What is the dimension of $M(n,\mathbb{C})$ over $\mathbb{R}$?

Question

Suppose $M(n,\mathbb{C})$ is the vector space of all $n\times n$ matrices with elements from $\mathbb{C}$, the elements are of the form $a_{ij}+\iota b_{ij} $. It seems the dimension of $M(n,\mathbb{C})$ over $\mathbb{R}$ is $2n^2$ since there are $2n\times n$ real numbers in the matrix.

But consider the space of all endomorphisms on $\mathbb{C} ^n$ denoted by $\operatorname{End}(\mathbb{C} ^n)$ which has dimension of $2n \times 2n = 4n^2$ over $\mathbb{R}$ and it is isomorphic to $M(n,\mathbb{C})$. This gives dimension of $M(n,\mathbb{C})$ to be $4n^2$.

What am I missing ?

Answer 1

The key is that $\mathrm{End}_{\Bbb C} (\Bbb C^n)$ is not isomorphic to $M(n, \Bbb C)$ over $\Bbb R$ (only over $\Bbb C$).

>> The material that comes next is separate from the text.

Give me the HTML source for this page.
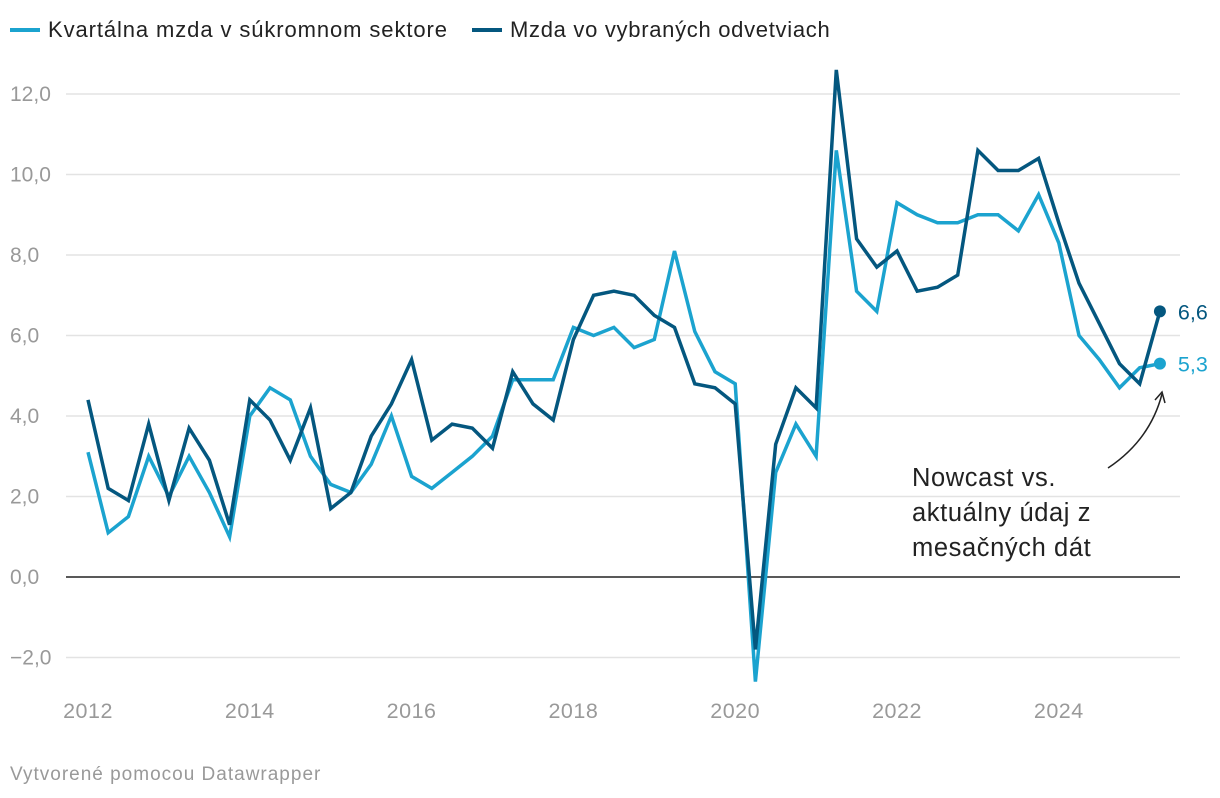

The first result $2n^2$ is the valid one.

Answer 2

Given any finite dimensional vector space $V$ over $\Bbb C$ one has $$ \dim_{\Bbb R}V=2\dim_{\Bbb C}V. $$ If $\{v_1,...,v_n\}$ is a basis over $\Bbb{C}$ then$\{v_1,iv_1...,v_n,iv_n\}$ is a basis over $\Bbb{R}$.